Look through the lines below and extract each one that contains "matplotlib".

(begin)

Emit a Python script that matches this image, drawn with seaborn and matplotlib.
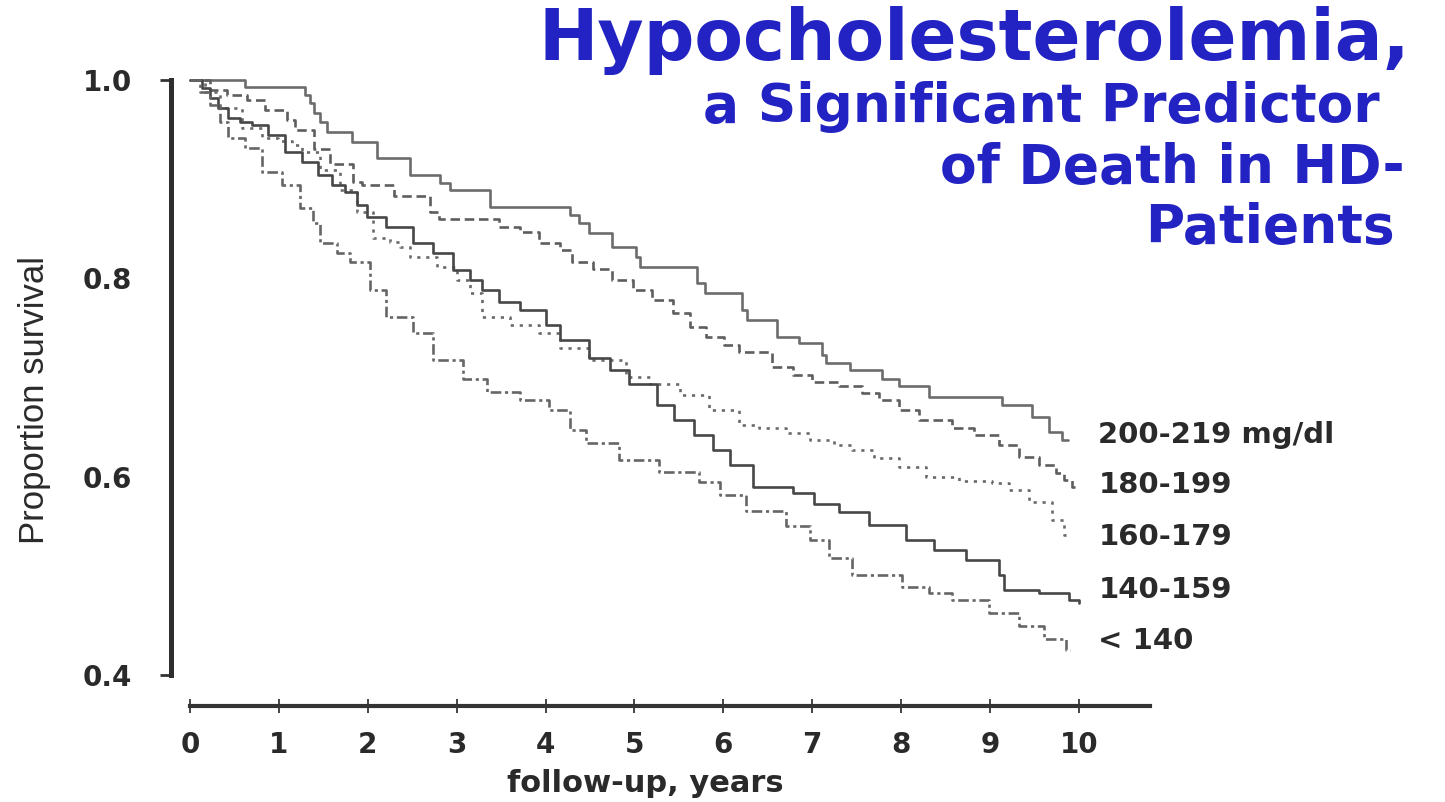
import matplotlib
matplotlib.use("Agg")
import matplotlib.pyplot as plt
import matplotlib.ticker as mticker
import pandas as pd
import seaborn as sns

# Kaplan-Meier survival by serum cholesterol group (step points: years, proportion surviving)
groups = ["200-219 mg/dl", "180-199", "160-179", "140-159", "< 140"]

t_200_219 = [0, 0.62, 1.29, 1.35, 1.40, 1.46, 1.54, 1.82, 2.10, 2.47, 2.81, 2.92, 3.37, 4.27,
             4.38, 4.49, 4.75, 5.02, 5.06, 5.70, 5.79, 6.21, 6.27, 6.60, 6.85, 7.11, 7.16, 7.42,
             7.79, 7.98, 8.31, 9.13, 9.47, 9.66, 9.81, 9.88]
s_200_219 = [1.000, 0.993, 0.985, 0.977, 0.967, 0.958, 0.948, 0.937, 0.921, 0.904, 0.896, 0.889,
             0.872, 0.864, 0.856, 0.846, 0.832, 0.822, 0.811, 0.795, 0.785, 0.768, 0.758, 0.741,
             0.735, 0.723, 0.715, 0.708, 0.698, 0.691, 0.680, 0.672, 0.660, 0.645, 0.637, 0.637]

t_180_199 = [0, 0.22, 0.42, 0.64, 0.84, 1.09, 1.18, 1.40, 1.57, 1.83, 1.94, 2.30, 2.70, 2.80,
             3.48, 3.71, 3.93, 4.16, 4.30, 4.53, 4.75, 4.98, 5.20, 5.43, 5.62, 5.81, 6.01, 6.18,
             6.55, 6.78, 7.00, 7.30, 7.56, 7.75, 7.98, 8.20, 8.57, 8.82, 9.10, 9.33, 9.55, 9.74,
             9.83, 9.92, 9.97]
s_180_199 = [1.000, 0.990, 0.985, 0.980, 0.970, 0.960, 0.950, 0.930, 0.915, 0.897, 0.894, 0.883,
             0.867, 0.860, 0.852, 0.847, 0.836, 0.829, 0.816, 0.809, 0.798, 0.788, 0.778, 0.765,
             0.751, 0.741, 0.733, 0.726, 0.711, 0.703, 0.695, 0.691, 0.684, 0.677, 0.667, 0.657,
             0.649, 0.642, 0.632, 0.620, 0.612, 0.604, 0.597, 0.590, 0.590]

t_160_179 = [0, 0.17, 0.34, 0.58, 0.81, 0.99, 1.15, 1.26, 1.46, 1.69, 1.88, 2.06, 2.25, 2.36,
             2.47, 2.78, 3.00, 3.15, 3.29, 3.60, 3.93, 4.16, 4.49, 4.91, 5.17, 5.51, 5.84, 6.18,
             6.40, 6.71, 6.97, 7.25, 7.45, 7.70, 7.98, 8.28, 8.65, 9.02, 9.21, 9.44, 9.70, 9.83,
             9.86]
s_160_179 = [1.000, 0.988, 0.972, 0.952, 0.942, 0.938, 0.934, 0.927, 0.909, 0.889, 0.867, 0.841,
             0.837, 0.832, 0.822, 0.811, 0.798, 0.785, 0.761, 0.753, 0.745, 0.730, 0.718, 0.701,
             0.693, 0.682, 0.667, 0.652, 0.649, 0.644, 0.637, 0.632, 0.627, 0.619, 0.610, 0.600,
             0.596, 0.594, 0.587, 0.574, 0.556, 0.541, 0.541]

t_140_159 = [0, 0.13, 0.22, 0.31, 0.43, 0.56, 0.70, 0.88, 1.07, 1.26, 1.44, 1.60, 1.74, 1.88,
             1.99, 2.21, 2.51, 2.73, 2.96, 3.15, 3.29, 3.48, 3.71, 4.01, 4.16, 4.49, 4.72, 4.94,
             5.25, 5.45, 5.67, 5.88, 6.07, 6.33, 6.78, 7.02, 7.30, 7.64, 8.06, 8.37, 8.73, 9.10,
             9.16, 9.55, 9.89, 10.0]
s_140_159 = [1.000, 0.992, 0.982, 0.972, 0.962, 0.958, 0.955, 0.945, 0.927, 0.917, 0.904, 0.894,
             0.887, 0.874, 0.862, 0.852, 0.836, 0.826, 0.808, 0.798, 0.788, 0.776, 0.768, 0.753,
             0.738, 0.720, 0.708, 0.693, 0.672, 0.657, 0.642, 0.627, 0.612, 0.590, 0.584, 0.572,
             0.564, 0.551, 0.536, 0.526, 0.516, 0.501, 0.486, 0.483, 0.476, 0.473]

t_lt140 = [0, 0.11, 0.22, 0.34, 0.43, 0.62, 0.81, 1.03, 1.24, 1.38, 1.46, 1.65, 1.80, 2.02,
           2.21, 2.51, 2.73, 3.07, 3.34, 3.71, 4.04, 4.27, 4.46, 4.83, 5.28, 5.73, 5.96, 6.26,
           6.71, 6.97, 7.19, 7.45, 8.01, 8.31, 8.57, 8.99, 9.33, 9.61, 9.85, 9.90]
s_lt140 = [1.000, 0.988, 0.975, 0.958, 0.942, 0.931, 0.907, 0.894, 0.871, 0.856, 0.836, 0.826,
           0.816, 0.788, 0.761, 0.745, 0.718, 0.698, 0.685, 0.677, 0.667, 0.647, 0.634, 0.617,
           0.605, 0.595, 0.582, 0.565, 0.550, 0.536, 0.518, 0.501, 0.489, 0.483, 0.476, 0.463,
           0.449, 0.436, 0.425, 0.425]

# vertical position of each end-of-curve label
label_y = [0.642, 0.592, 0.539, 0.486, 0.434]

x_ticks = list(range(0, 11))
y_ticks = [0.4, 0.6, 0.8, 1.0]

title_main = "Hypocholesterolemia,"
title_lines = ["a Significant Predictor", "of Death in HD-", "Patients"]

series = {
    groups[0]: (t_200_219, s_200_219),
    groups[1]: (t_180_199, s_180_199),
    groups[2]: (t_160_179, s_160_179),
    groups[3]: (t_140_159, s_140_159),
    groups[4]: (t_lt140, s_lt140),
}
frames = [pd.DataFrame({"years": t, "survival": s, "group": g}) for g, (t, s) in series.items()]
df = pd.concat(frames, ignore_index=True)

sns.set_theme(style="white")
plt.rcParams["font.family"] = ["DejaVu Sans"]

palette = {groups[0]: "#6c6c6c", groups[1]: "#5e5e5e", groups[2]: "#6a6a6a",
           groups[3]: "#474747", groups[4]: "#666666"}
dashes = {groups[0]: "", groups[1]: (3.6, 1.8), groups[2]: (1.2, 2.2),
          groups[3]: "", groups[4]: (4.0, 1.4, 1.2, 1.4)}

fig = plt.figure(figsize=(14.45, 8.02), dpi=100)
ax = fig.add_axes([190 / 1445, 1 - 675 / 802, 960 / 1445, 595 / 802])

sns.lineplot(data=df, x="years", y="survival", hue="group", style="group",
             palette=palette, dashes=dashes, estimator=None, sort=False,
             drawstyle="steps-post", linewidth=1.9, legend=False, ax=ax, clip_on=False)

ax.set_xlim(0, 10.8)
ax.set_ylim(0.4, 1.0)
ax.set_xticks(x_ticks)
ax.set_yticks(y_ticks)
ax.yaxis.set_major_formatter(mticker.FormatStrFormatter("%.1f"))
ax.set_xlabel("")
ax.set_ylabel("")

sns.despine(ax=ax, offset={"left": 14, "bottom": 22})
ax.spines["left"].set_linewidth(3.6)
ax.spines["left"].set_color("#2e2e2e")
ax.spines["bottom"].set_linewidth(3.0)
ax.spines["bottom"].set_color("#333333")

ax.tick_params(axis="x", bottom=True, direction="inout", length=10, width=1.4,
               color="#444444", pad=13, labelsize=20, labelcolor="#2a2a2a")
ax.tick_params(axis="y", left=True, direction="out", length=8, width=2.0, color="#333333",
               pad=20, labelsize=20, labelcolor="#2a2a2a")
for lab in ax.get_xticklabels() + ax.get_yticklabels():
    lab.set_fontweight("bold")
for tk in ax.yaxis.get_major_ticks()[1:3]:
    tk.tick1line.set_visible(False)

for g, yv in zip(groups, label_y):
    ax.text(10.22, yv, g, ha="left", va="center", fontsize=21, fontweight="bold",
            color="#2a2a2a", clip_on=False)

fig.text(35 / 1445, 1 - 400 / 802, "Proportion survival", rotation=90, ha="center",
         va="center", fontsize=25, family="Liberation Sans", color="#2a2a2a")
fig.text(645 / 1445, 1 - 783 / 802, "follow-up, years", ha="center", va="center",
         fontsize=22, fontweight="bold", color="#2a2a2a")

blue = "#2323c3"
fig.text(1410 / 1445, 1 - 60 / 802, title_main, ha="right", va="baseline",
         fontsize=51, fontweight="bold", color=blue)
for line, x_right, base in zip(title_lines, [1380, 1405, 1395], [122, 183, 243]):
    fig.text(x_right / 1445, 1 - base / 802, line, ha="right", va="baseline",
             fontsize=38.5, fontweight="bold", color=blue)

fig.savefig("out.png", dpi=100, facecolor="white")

(end)

— Reply —
Emit a Python script that matches this image, drawn with seaborn and matplotlib.
import matplotlib
matplotlib.use("Agg")
import matplotlib.pyplot as plt
import matplotlib.ticker as mticker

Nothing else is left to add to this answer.